Promotional poster for season 4

=== Development ===
On 12 July 2019, it was reported that Apple Inc. and the BBC were working together for a new comedy series with the working title Alabama. Production on the series was already underway with the series set to be released sometime in 2020. Trying is the second co-production between Apple and the BBC after reboot Prehistoric Planet was announced two months prior. On 19 January 2020, Apple formally announced the series in a press release with the official title Trying. It was created by Andy Wolton.

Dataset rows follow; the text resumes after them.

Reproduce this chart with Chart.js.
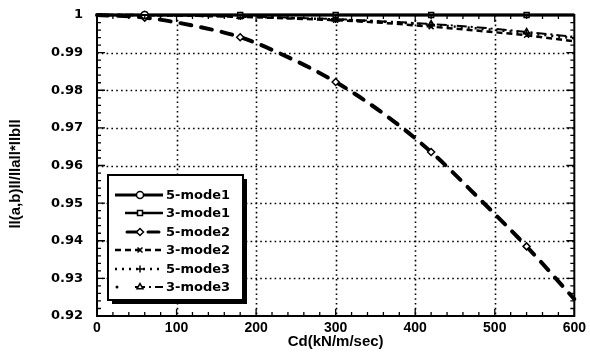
<!DOCTYPE html>
<html><head><meta charset="utf-8">
<script src="https://cdn.jsdelivr.net/npm/chart.js@4"></script>
<style>html,body{margin:0;padding:0;background:#fff}#wrap{width:590px;height:359px;position:relative}</style>
</head><body><div id="wrap"><canvas id="c" width="590" height="359"></canvas></div>
<script>
// ---- data ----
const cd = [0, 60, 120, 180, 240, 300, 360, 420, 480, 540, 600];
const fiveMode1  = [1, 1, 1, 1, 1, 1, 1, 1, 1, 1, 1];
const threeMode1 = [1, 1, 1, 1, 1, 1, 1, 1, 1, 1, 1];
const fiveMode2  = [1, 0.9993, 0.9972, 0.9941, 0.9888, 0.9822, 0.9738, 0.9636, 0.9513, 0.9385, 0.9245];
const threeMode2 = [1, 0.99995, 0.9998, 0.9995, 0.9991, 0.9986, 0.9979, 0.9969, 0.9958, 0.9946, 0.9930];
const fiveMode3  = [1, 0.99995, 0.9998, 0.9996, 0.9992, 0.9988, 0.9982, 0.9974, 0.9964, 0.9952, 0.9938];
const threeMode3 = [1, 0.99995, 0.99985, 0.9996, 0.9993, 0.9989, 0.9983, 0.9976, 0.9967, 0.9955, 0.9942];
const seriesLabels = ['5-mode1', '3-mode1', '5-mode2', '3-mode2', '5-mode3', '3-mode3'];
const xTicks = [0, 100, 200, 300, 400, 500, 600];
const yTicks = [0.92, 0.93, 0.94, 0.95, 0.96, 0.97, 0.98, 0.99, 1];
const xTitle = 'Cd(kN/m/sec)';
const yTitle = 'll(a,b)ll/llall*llbll';

const markerRadii = cd.map((v, i) => (i % 2 === 1 ? 3.5 : 0));
const firstMarkerOnly = cd.map((v, i) => (i === 1 ? 3.5 : 0));
const values = [fiveMode1, threeMode1, fiveMode2, threeMode2, fiveMode3, threeMode3];
const styles = [
  {pointStyle: 'circle',   borderWidth: 3,   borderDash: [], radii: firstMarkerOnly},
  {pointStyle: 'rect',     borderWidth: 2.5, borderDash: [], radii: markerRadii},
  {pointStyle: 'rectRot',  borderWidth: 4,   borderDash: [11, 10], radii: markerRadii},
  {pointStyle: 'crossRot', borderWidth: 2.5, borderDash: [6, 4], radii: markerRadii},
  {pointStyle: 'cross',    borderWidth: 2.5, borderDash: [2, 5], radii: markerRadii},
  {pointStyle: 'triangle', borderWidth: 2,   borderDash: [10, 4, 2, 4], radii: markerRadii}
];

const datasets = values.map((vals, k) => ({
  label: seriesLabels[k],
  data: cd.map((x, i) => ({x: x, y: vals[i]})),
  borderColor: '#000',
  backgroundColor: '#fff',
  pointBackgroundColor: '#fff',
  pointBorderColor: '#000',
  pointBorderWidth: 1.5,
  pointRadius: styles[k].radii,
  pointStyle: styles[k].pointStyle,
  borderWidth: styles[k].borderWidth,
  borderDash: styles[k].borderDash,
  borderCapStyle: k === 2 ? 'round' : 'butt',
  cubicInterpolationMode: 'monotone',
  clip: false,
  fill: false
}));

const decoPlugin = {
  id: 'deco',
  beforeDatasetsDraw(chart) {
    const {ctx, chartArea: a, scales: {x, y}} = chart;
    ctx.save();
    ctx.strokeStyle = '#000';
    ctx.lineWidth = 1.6;
    ctx.setLineDash([1.6, 3.2]);
    xTicks.slice(1, -1).forEach(v => {
      const px = Math.round(x.getPixelForValue(v)) + 0.5;
      ctx.beginPath(); ctx.moveTo(px, a.top); ctx.lineTo(px, a.bottom); ctx.stroke();
    });
    yTicks.slice(1, -1).forEach(v => {
      const py = Math.round(y.getPixelForValue(v)) + 0.5;
      ctx.beginPath(); ctx.moveTo(a.left, py); ctx.lineTo(a.right, py); ctx.stroke();
    });
    ctx.restore();
  },
  afterDatasetsDraw(chart) {
    const {ctx, chartArea: a, scales: {x, y}} = chart;
    ctx.save();
    ctx.strokeStyle = '#000';
    ctx.setLineDash([]);
    // frame
    ctx.lineWidth = 2;
    ctx.strokeRect(a.left, a.top, a.right - a.left, a.bottom - a.top);
    // ticks
    ctx.lineWidth = 1.3;
    for (let v = 0; v <= 600; v += 20) {
      const px = x.getPixelForValue(v);
      const len = v % 100 === 0 ? 7 : 4;
      ctx.beginPath();
      ctx.moveTo(px, a.bottom); ctx.lineTo(px, a.bottom - len);
      ctx.moveTo(px, a.top); ctx.lineTo(px, a.top + len);
      ctx.stroke();
    }
    for (let i = 0; i <= 40; i++) {
      const v = 0.92 + i * 0.002;
      const py = y.getPixelForValue(v);
      const len = i % 5 === 0 ? 8 : 4;
      ctx.beginPath();
      ctx.moveTo(a.left, py); ctx.lineTo(a.left + len, py);
      ctx.moveTo(a.right, py); ctx.lineTo(a.right - len, py);
      ctx.stroke();
    }
    // legend box
    const bx = 108, by = 175, bw = 135, bh = 125;
    ctx.fillStyle = '#fff';
    ctx.fillRect(bx, by, bw, bh);
    ctx.fillStyle = '#000';
    ctx.fillRect(bx + 4, by + bh, bw, 4);
    ctx.fillRect(bx + bw, by + 4, 4, bh);
    ctx.lineWidth = 2;
    ctx.strokeRect(bx, by, bw, bh);
    const rowY = [195, 213, 232, 250, 269, 287];
    const startX = [115, 125, 127, 115, 115, 135];
    chart.data.datasets.forEach((ds, k) => {
      const ry = rowY[k];
      ctx.save();
      ctx.strokeStyle = '#000';
      ctx.lineWidth = Math.min(ds.borderWidth, 3);
      ctx.setLineDash(ds.borderDash);
      ctx.lineCap = ds.borderCapStyle;
      ctx.beginPath(); ctx.moveTo(startX[k], ry); ctx.lineTo(163, ry); ctx.stroke();
      if (k === 5) {
        ctx.setLineDash([]);
        ctx.fillStyle = '#000';
        ctx.beginPath(); ctx.arc(117, ry, 1.5, 0, Math.PI * 2); ctx.fill();
      }
      ctx.setLineDash([]);
      ctx.fillStyle = '#fff';
      ctx.strokeStyle = '#000';
      ctx.lineWidth = 1.5;
      Chart.helpers.drawPoint(ctx, {pointStyle: ds.pointStyle, radius: 3.5, borderWidth: 1.5, rotation: 0}, 140, ry);
      ctx.restore();
      ctx.fillStyle = '#000';
      ctx.font = 'bold 13px "DejaVu Sans"';
      ctx.textAlign = 'left';
      ctx.textBaseline = 'middle';
      ctx.fillText(ds.label, 166, ry + 1);
    });
    // y title
    ctx.save();
    ctx.translate(16, 174);
    ctx.rotate(-Math.PI / 2);
    ctx.fillStyle = '#000';
    ctx.font = 'bold 15px "Liberation Sans", Arial, sans-serif';
    ctx.textAlign = 'center';
    ctx.textBaseline = 'middle';
    ctx.fillText(yTitle, 0, 0);
    ctx.restore();
    ctx.restore();
  }
};

new Chart(document.getElementById('c'), {
  type: 'line',
  data: {datasets: datasets},
  options: {
    responsive: false,
    animation: false,
    events: [],
    layout: {padding: {left: 0, right: 11, top: 15, bottom: 0}},
    plugins: {legend: {display: false}, tooltip: {enabled: false}},
    scales: {
      x: {
        type: 'linear', min: 0, max: 600,
        afterBuildTicks: s => { s.ticks = xTicks.map(v => ({value: v})); },
        afterFit: s => { s.height = 43; },
        grid: {display: false, drawTicks: false},
        border: {display: false},
        ticks: {color: '#000', padding: 4, maxRotation: 0,
                font: {family: '"Liberation Sans", Arial', size: 14, weight: 'bold'}},
        title: {display: true, text: xTitle, color: '#000', padding: {top: 0, bottom: 8},
                font: {family: '"Liberation Sans", Arial', size: 15, weight: 'bold'}}
      },
      y: {
        type: 'linear', min: 0.92, max: 1,
        afterBuildTicks: s => { s.ticks = yTicks.map(v => ({value: v})); },
        afterFit: s => { s.width = 97; s.paddingTop = 0; s.paddingBottom = 0; },
        grid: {display: false, drawTicks: false},
        border: {display: false},
        ticks: {color: '#000', padding: 14,
                callback: v => (Math.abs(v - 1) < 1e-9 ? '1' : v.toFixed(2)),
                font: {family: '"DejaVu Sans"', size: 13, weight: 'bold'}}
      }
    }
  },
  plugins: [decoPlugin]
});
</script>
</body></html>
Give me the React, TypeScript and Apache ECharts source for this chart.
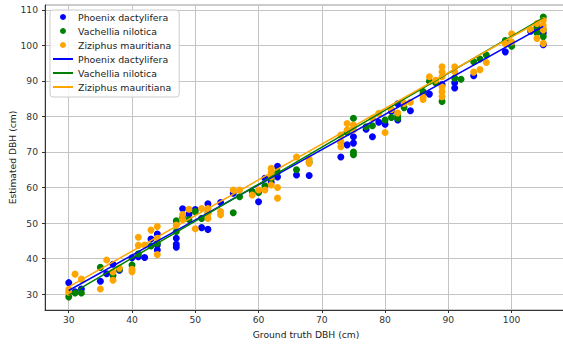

On 1 May 2020, Esther Smith confirmed in an interview with Metro that a second series of Trying had been commissioned by Apple. English singer-songwriter Maisie Peters wrote and performed the soundtrack for the series. With the announcement of a 14 May 2021 second series release date, Apple also announced their decision to renew Trying for a third series. Ahead of the series three finale, Apple announced that they had renewed it for a fourth series. The fourth series featured a time jump, with events moving forwards by six years. After the conclusion of series four, it was renewed for a fifth series.

=== Casting ===
Alongside the initial report of the series in July 2019, it was announced that Imelda Staunton would feature in the series. In the press release of January 2020, Apple announced that Rafe Spall and Esther Smith would also star in the series.

=== Release ===
Trying premiered on Apple TV+ on 1 May 2020, releasing all at once. The second series premiered on 21 May the following year, releasing 2 episodes initially, with the rest of the series releasing weekly. The following two series released the same way as series two, on 22 July 2022 and 22 May 2024. In 2025, it was announced that Trying would become available on BBC iPlayer on 15 September of that year, as well as airing on linear television.

== Reception ==
=== Critical response ===
On the review aggregator website Rotten Tomatoes, for the first series, 88% of 25 critics' reviews are positive, with an average rating of 7.3/10. Metacritic, which uses a weighted average, assigned the film a score of 69 out of 100, based on eight critics, indicating "generally favourable reviews".

For the second series, 100% of 17 critics' reviews are positive, with an average rating of 8.5/10.

For the fourth series, 100% of 10 critics' reviews are positive.

For the fifth series, 100% of 6 critics' reviews are positive.

=== Accolades ===
The song "Neck of the Woods" by Maisie Peters and Joe Rubel was nominated for Best Original Song in a TV Show/Limited Series by the Hollywood Music in Media Awards in 2021.